« Tout bien-portant est un malade qui s’ignore », c’est CE que clame le docteur Knock dans la pièce de théâtre éponyme de Jules Romains représentée pour la première fois à Paris en 1923.

Dans cette comédie grinçante en trois actes, le docteur Knock achète la patientèle du docteur Parpalaid et n’a qu’un seul objectif : augmenter son chiffre d’affaires. Aussi, le canton de Saint-Maurice va devenir le laboratoire d’expérience de sa théorie médicale pour qu’à peine trois mois après son arrivée toute la population sera « tout imprégnée de médecine, parcouru par le feu souterrain de son art ».

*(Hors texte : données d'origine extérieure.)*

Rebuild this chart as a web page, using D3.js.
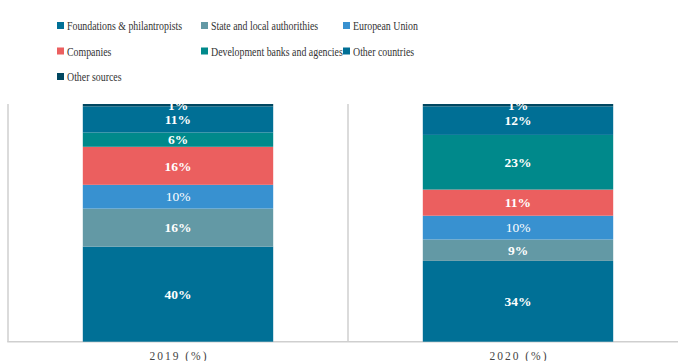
<!DOCTYPE html>
<html>
<head>
<meta charset="utf-8">
<script src="https://cdn.jsdelivr.net/npm/d3@7"></script>
</head>
<body style="margin:0">
<svg id="chart" width="678" height="361"></svg>
<script>
// Funding sources, share of total (%)
const years = ["2019", "2020"];
const yearLabels = ["2019 (%)", "2020 (%)"];
const seriesNames = [
  "Foundations & philantropists",
  "State and local authorithies",
  "European Union",
  "Companies",
  "Development banks and agencies",
  "Other countries",
  "Other sources"
];
const seriesColors = ["#007096", "#6399a5", "#3891d0", "#eb5f5f", "#00898b", "#006f95", "#004760"];
const values2019 = [40, 16, 10, 16, 6, 11, 1];
const values2020 = [34, 9, 10, 11, 23, 12, 1];

const FONT = "Liberation Serif";

const table = years.map((yr, i) => {
  const vals = i === 0 ? values2019 : values2020;
  const row = { year: yr, label: yearLabels[i] };
  seriesNames.forEach((s, j) => row[s] = vals[j]);
  return row;
});

const svg = d3.select("#chart");
const plot = { left: 8, right: 688, top: 104, bottom: 341.7 };

const x = d3.scaleBand()
  .domain(years)
  .range([plot.left, plot.right])
  .paddingInner(0.44)
  .paddingOuter(0.22);

const y = d3.scaleLinear().domain([0, 100]).range([plot.bottom, plot.top]);

const stack = d3.stack().keys(seriesNames)(table);

svg.append("defs").append("clipPath").attr("id", "plotClip")
  .append("rect")
  .attr("x", 0).attr("y", plot.top)
  .attr("width", 678).attr("height", plot.bottom - plot.top + 1);

// Legend: three columns, narrow old-style serif look via horizontal squeeze
const legendCols = [57, 201, 343];
const legendRows = [25.5, 51, 76.5];
const legendSqueeze = 0.76;
const legend = svg.append("g");
seriesNames.forEach((name, i) => {
  const g = legend.append("g")
    .attr("transform", `translate(${legendCols[i % 3]},${legendRows[Math.floor(i / 3)]})`);
  g.append("rect").attr("x", 0).attr("y", -3.5).attr("width", 7).attr("height", 7)
    .attr("fill", seriesColors[i]);
  g.append("text")
    .attr("transform", `translate(10,4.5) scale(${legendSqueeze},1)`)
    .attr("font-family", FONT)
    .attr("font-size", 13)
    .attr("fill", "#333")
    .text(name);
});

// Band separators and left axis line
const axisG = svg.append("g");
const step = x.step();
const boundaries = [plot.left].concat(years.slice(1).map(d => x(d) - step * x.paddingInner() / 2));
axisG.selectAll("line.sep").data(boundaries).join("line")
  .attr("x1", d => d).attr("x2", d => d)
  .attr("y1", plot.top).attr("y2", plot.bottom)
  .attr("stroke", "#cfcfcf").attr("stroke-width", 1.5);

// Stacked bars
const barsG = svg.append("g").attr("clip-path", "url(#plotClip)");
stack.forEach((layer, j) => {
  barsG.selectAll(null).data(layer).join("rect")
    .attr("x", d => x(d.data.year))
    .attr("width", x.bandwidth())
    .attr("y", d => y(d[1]))
    .attr("height", d => y(d[0]) - y(d[1]))
    .attr("fill", seriesColors[j]);
});

// Value labels inside each segment
stack.forEach((layer, j) => {
  barsG.selectAll(null).data(layer).join("text")
    .attr("x", d => x(d.data.year) + x.bandwidth() / 2)
    .attr("y", d => (y(d[0]) + y(d[1])) / 2)
    .attr("dy", "0.35em")
    .attr("text-anchor", "middle")
    .attr("font-family", FONT)
    .attr("font-size", 13.5)
    .attr("font-weight", seriesNames[j] === "European Union" ? "normal" : "bold")
    .attr("fill", "#fff")
    .text(d => (d[1] - d[0]) + "%");
});

// Bottom axis line
axisG.append("line")
  .attr("x1", plot.left - 0.75).attr("x2", 678)
  .attr("y1", plot.bottom).attr("y2", plot.bottom)
  .attr("stroke", "#cfcfcf").attr("stroke-width", 1.5);

// Category labels, spaced out
svg.append("g").selectAll("text").data(table).join("text")
  .attr("x", d => x(d.year) + x.bandwidth() / 2 - 28.5)
  .attr("y", 360)
  .attr("font-family", FONT)
  .attr("font-size", 11.5)
  .attr("textLength", 57)
  .attr("lengthAdjust", "spacing")
  .attr("fill", "#444")
  .text(d => d.label);
</script>
</body>
</html>
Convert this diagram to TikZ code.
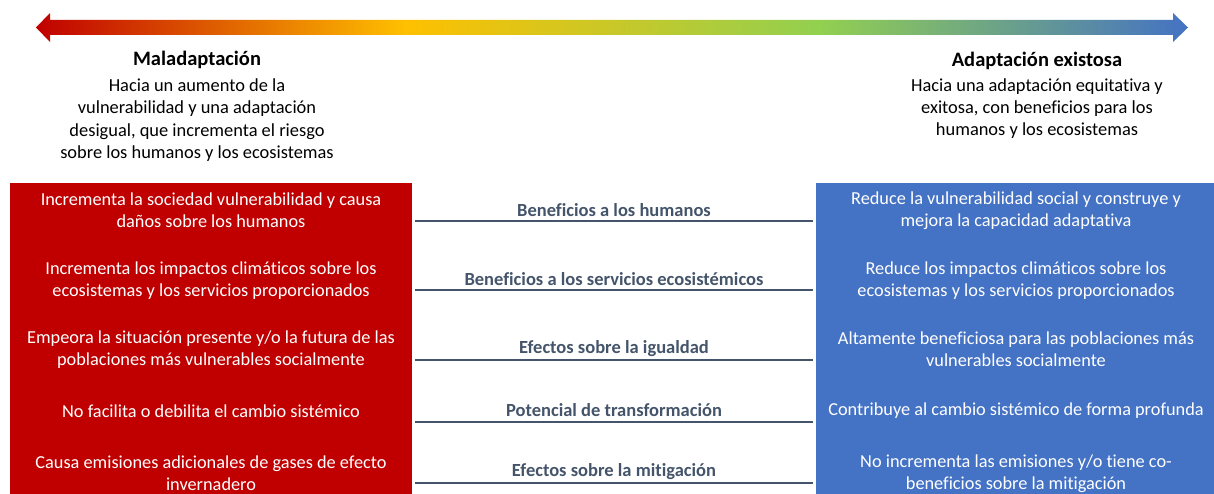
\documentclass[tikz,border=0pt]{standalone}
\usepackage{fontspec}
\setmainfont{Carlito}[Ligatures=NoCommon]
\definecolor{cred}{HTML}{C00000}
\definecolor{cblue}{HTML}{4472C4}
\definecolor{cslate}{HTML}{44546A}
\definecolor{gA}{HTML}{C00000}
\definecolor{gB}{HTML}{FFC000}
\definecolor{gC}{HTML}{92D050}
\definecolor{gD}{HTML}{4472C4}
\pgfdeclarehorizontalshading{arrowgrad}{100bp}{color(0bp)=(gA); color(25bp)=(gA); color(41bp)=(gB); color(59bp)=(gC); color(75bp)=(gD); color(100bp)=(gD)}
\tikzset{
  boxtext/.style={text=white, align=center, font=\fontsize{18.3}{22}\selectfont, inner sep=0pt},
  headtitle/.style={font=\bfseries\fontsize{20.5}{22}\selectfont, inner sep=0pt},
  headtext/.style={align=center, font=\fontsize{18.4}{22.3}\selectfont, inner sep=0pt},
  midlabel/.style={text=cslate, font=\bfseries\fontsize{18.5}{22}\selectfont, inner sep=0pt},
  underline/.style={draw=cslate, line width=1.6pt}
}
\begin{document}
\begin{tikzpicture}[x=1pt,y=-1pt]
\useasboundingbox (0,0) rectangle (1214,494);
% gradient arrow
\path[shading=arrowgrad] (36,27.5) -- (50,13) -- (50,19.8) -- (1173,19.8) -- (1173,13) -- (1188,27.5) -- (1173,42) -- (1173,35) -- (50,35) -- (50,42) -- cycle;
% headers
\node[headtitle] (mtitle) at (197,60) {Maladaptación};
\node[headtext] (mtext) at (197,120) {Hacia un aumento de la\\vulnerabilidad y una adaptación\\desigual, que incrementa el riesgo\\sobre los humanos y los ecosistemas};
\node[headtitle] (atitle) at (1037,61) {Adaptación existosa};
\node[headtext] (atext) at (1037,108.5) {Hacia una adaptación equitativa y\\exitosa, con beneficios para los\\humanos y los ecosistemas};
% boxes
\fill[cred] (10,183) rectangle (412,494);
\fill[cblue] (816,183) rectangle (1214,494);
% left texts
\node[boxtext] (l1) at (211,210.5) {Incrementa la sociedad vulnerabilidad y causa\\daños sobre los humanos};
\node[boxtext] (l2) at (211,280.5) {Incrementa los impactos climáticos sobre los\\ecosistemas y los servicios proporcionados};
\node[boxtext] (l3) at (211,349.5) {Empeora la situación presente y/o la futura de las\\poblaciones más vulnerables socialmente};
\node[boxtext] (l4) at (211,411) {No facilita o debilita el cambio sistémico};
\node[boxtext] (l5) at (211,473.5) {Causa emisiones adicionales de gases de efecto\\invernadero};
% right texts
\node[boxtext] (r1) at (1016,210.5) {Reduce la vulnerabilidad social y construye y\\mejora la capacidad adaptativa};
\node[boxtext] (r2) at (1016,280.5) {Reduce los impactos climáticos sobre los\\ecosistemas y los servicios proporcionados};
\node[boxtext] (r3) at (1016,349.5) {Altamente beneficiosa para las poblaciones más\\vulnerables socialmente};
\node[boxtext] (r4) at (1016,411) {Contribuye al cambio sistémico de forma profunda};
\node[boxtext] (r5) at (1016,473.5) {No incrementa las emisiones y/o tiene co-\\beneficios sobre la mitigación};
% middle labels
\node[midlabel] (m1) at (614,210) {Beneficios a los humanos};
\node[midlabel] (m2) at (614,279) {Beneficios a los servicios ecosistémicos};
\node[midlabel] (m3) at (614,349) {Efectos sobre la igualdad};
\node[midlabel] (m4) at (614,410) {Potencial de transformación};
\node[midlabel] (m5) at (614,472) {Efectos sobre la mitigación};
\foreach \i/\y in {1/221,2/290,3/360,4/422,5/483}{
  \coordinate (u\i a) at (415,\y);
  \coordinate (u\i b) at (813,\y);
  \draw[underline] (u\i a) -- (u\i b);
}
\end{tikzpicture}
\end{document}
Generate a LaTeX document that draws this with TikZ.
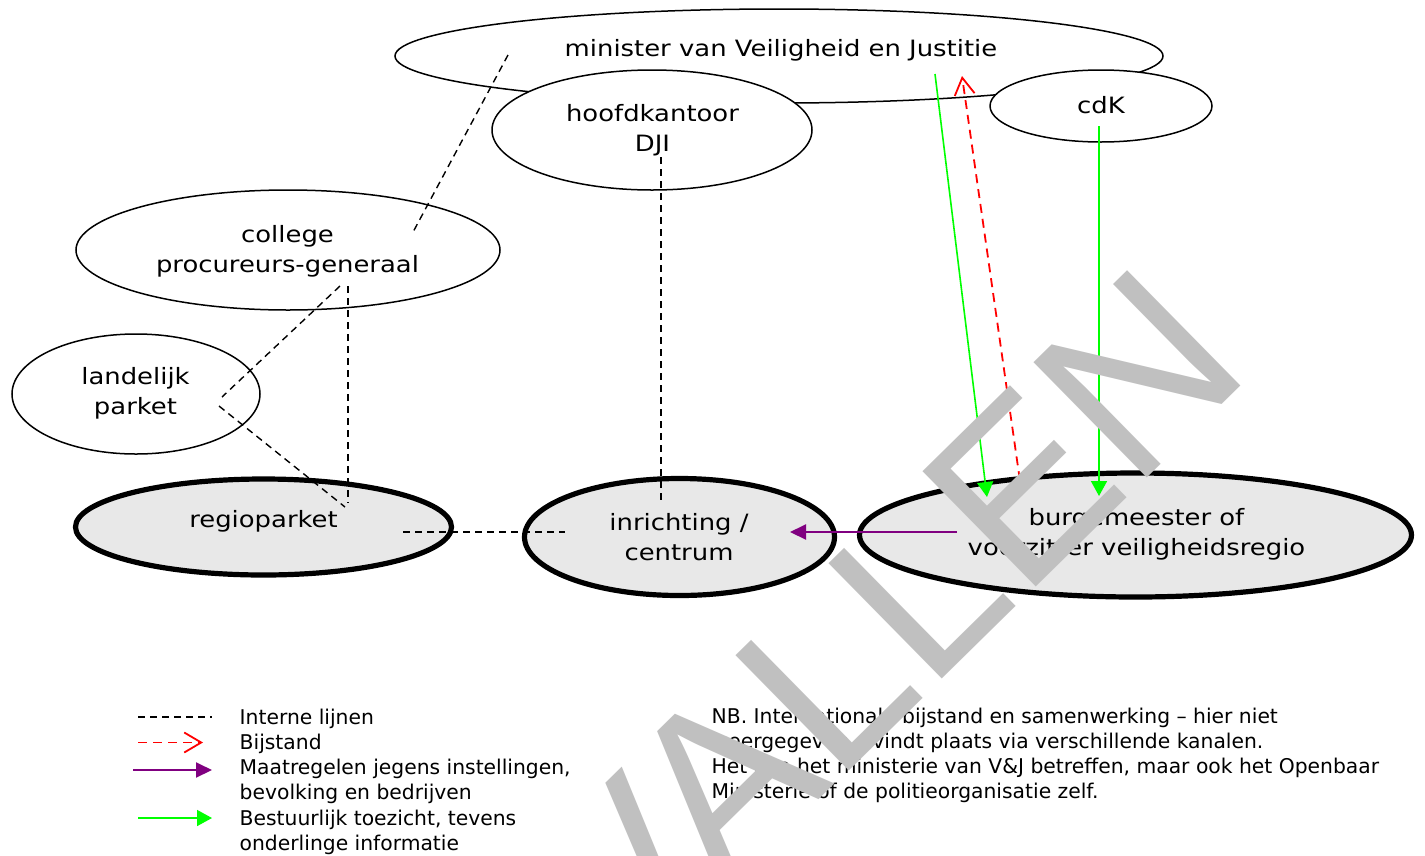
\documentclass[tikz,border=0pt]{standalone}
\usepackage{fontspec}
\setmainfont{DejaVu Sans}
\newfontfamily\nodefont{DejaVu Sans}[FakeStretch=1.15]
\newfontfamily\wmfont{Liberation Sans}
\usetikzlibrary{shapes.geometric,arrows.meta,calc}
\definecolor{fillgray}{RGB}{232,232,232}
\definecolor{wmgray}{RGB}{192,192,192}
\definecolor{vgreen}{RGB}{0,255,0}
\definecolor{vpurple}{RGB}{128,0,128}
\definecolor{vred}{RGB}{255,0,0}
\newcommand{\twoline}[2]{\begin{tabular}[t]{@{}c@{}}#1\\#2\end{tabular}}
\newcommand{\lefttwo}[2]{\begin{tabular}[t]{@{}l@{}}#1\\#2\end{tabular}}
\begin{document}
\begin{tikzpicture}[x=1pt,y=-1pt,
  ell/.style={ellipse, draw, fill=white, line width=1.5pt, inner sep=0pt},
  boldell/.style={ellipse, draw, fill=fillgray, line width=5.2pt, inner sep=0pt},
  lbl/.style={font=\nodefont\fontsize{22.5}{30}\selectfont, inner sep=0pt, anchor=base},
  leg/.style={font=\fontsize{20.3}{25.2}\selectfont, inner sep=0pt, anchor=base west},
  internal/.style={draw=black, line width=1.4pt, dash pattern=on 7pt off 5pt},
  bijstand/.style={draw=vred, line width=1.8pt, dash pattern=on 9pt off 6pt, -{Straight Barb[length=17pt,width=20pt]}},
  maatregel/.style={draw=vpurple, line width=2pt, -{Triangle[length=16pt,width=15pt]}},
  toezicht/.style={draw=vgreen, line width=1.6pt, -{Triangle[length=15pt,width=16pt]}},
]
\useasboundingbox (0,0) rectangle (1425,855);
\fill[white] (0,0) rectangle (1425,855);

% ellipses
\node[ell, minimum width=768pt, minimum height=94pt] (min) at (779,56) {};
\node[ell, minimum width=320pt, minimum height=120pt] (dji) at (652,130) {};
\node[ell, minimum width=222pt, minimum height=72pt] (cdk) at (1101,106) {};
\node[ell, minimum width=424pt, minimum height=120pt] (pg) at (288,250) {};
\node[ell, minimum width=248pt, minimum height=120pt] (lp) at (136,394) {};
\node[boldell, minimum width=376pt, minimum height=96pt] (rp) at (263.5,527) {};
\node[boldell, minimum width=310pt, minimum height=117pt] (inr) at (679.5,537) {};
\node[boldell, minimum width=552pt, minimum height=124pt] (bgm) at (1135.5,535) {};

% texts
\node[lbl] (min-t) at (781,56) {minister van Veiligheid en Justitie};
\node[lbl] (dji-t) at (652.5,121) {\twoline{hoofdkantoor}{DJI}};
\node[lbl] (cdk-t) at (1101,113) {cdK};
\node[lbl] (pg-t) at (287.5,242) {\twoline{college}{procureurs-generaal}};
\node[lbl] (lp-t) at (135.5,384) {\twoline{landelijk}{parket}};
\node[lbl] (rp-t) at (263.5,527) {regioparket};
\node[lbl] (inr-t) at (679,530) {\twoline{inrichting /}{centrum}};
\node[lbl] (bgm-t) at (1136.5,525) {\twoline{burgemeester of}{voorzitter veiligheidsregio}};

% connectors
\draw[internal] ($(min.center)+(-271,-1)$) -- ($(pg.center)+(124,-16)$);
\draw[internal] ($(dji.center)+(9,27)$) -- ($(inr.center)+(-18.5,-37)$);
\draw[internal] ($(pg.center)+(60,36)$) -- ($(rp.center)+(84.5,-24)$);
\draw[internal] ($(pg.center)+(52,36)$) -- ($(lp.center)+(86,3)$);
\draw[internal] ($(lp.center)+(83,12)$) -- ($(rp.center)+(81.5,-20)$);
\draw[internal] ($(rp.center)+(139.5,5)$) -- ($(inr.center)+(-114.5,-5)$);
\draw[maatregel] ($(bgm.center)+(-178.5,-3)$) -- ($(inr.center)+(110.5,-5)$);
\draw[toezicht] ($(min.center)+(156,18)$) -- ($(bgm.center)+(-148.5,-38)$);
\draw[toezicht] ($(cdk.center)+(-2,20)$) -- ($(bgm.center)+(-36.5,-39)$);
\draw[bijstand] ($(bgm.center)+(-113.5,-40)$) -- ($(min.center)+(183,20)$);

% legend
\coordinate (l1a) at (138,717); \coordinate (l1b) at (212,717);
\coordinate (l2a) at (138,742.5); \coordinate (l2b) at (203,742.5);
\coordinate (l3a) at (133,770); \coordinate (l3b) at (212,770);
\coordinate (l4a) at (138,818); \coordinate (l4b) at (212,818);
\draw[internal] (l1a) -- (l1b);
\draw[bijstand] (l2a) -- (l2b);
\draw[maatregel] (l3a) -- (l3b);
\draw[toezicht] (l4a) -- (l4b);
\node[leg] (leg1) at (239.5,724) {Interne lijnen};
\node[leg] (leg2) at (239.5,749.3) {Bijstand};
\node[leg] (leg3) at (239.5,774) {\lefttwo{Maatregelen jegens instellingen,}{bevolking en bedrijven}};
\node[leg] (leg4) at (239.5,825) {\lefttwo{Bestuurlijk toezicht, tevens}{onderlinge informatie}};
\node[leg] (nb) at (711.5,723.3) {\begin{tabular}[t]{@{}l@{}}NB. Internationale bijstand en samenwerking -- hier niet\\weergegeven -- vindt plaats via verschillende kanalen.\\Het kan het ministerie van V\&J betreffen, maar ook het Openbaar\\Ministerie of de politieorganisatie zelf.\end{tabular}};

% watermark
\node[font=\wmfont\fontsize{235}{235}\selectfont, text=wmgray, rotate=44.5, anchor=base east, inner sep=0pt] (wm) at (1255,372) {VERVALLEN};
\end{tikzpicture}
\end{document}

Pour cela, le docteur va tout faire pour que sa patientèle se retrouve hypochondriaque et confinée. En effet, ne déclare-t-il pas à tous les patients sains – donc ignorant qu’ils sont déjà malades – qu’on « peut se promener avec une figure ronde, une langue rose, un excellent appétit, et receler dans tous les replis de son corps des trillions de bacilles de la dernière virulence capables d’infecter un département ». Donc, il ne faut plus attendre d’être souffrant pour se mettre au lit, il faut se soigner par avance pour ne pas tomber malade : c’est la prévention ultime, la médecine par anticipation. Le docteur Knock prescrit à la population le repos et surveiller ses urines, sa peau. Même si on est sans symptôme, on est potentiellement malade donc on doit se soigner.
Par ailleurs, lorsque le médecin ausculte son patient, il ne cherche pas une maladie, il trouve une maladie. Il scrute, questionne méthodiquement. Quand il demande si ça gratouille ou si ça chatouille, il angoisse le patient jusqu’à ce que ce dernier réponde, gagné par l’inquiétude : « Maintenant que vous le dites, docteur, c’est vrai... ! »
En conclusion, le Dr Knock joue avec les peurs de la population pour mieux la manipuler. On pourra se demander où ce praticien a fait ses armes. Il l’avoue à ses collègues : Knock a exercé sur un bateau dont tout l’équipage devient malade. Or, on retrouve un monsieur Knock dans un film de Murnau en 1922 et il est l’employé d’un comte nommé Orlock qui décimera tout l’équipage d’un bateau. Ce film s’appelle Nosferatu le vampire, donc Dracula. Mais ça, c’est une autre histoire.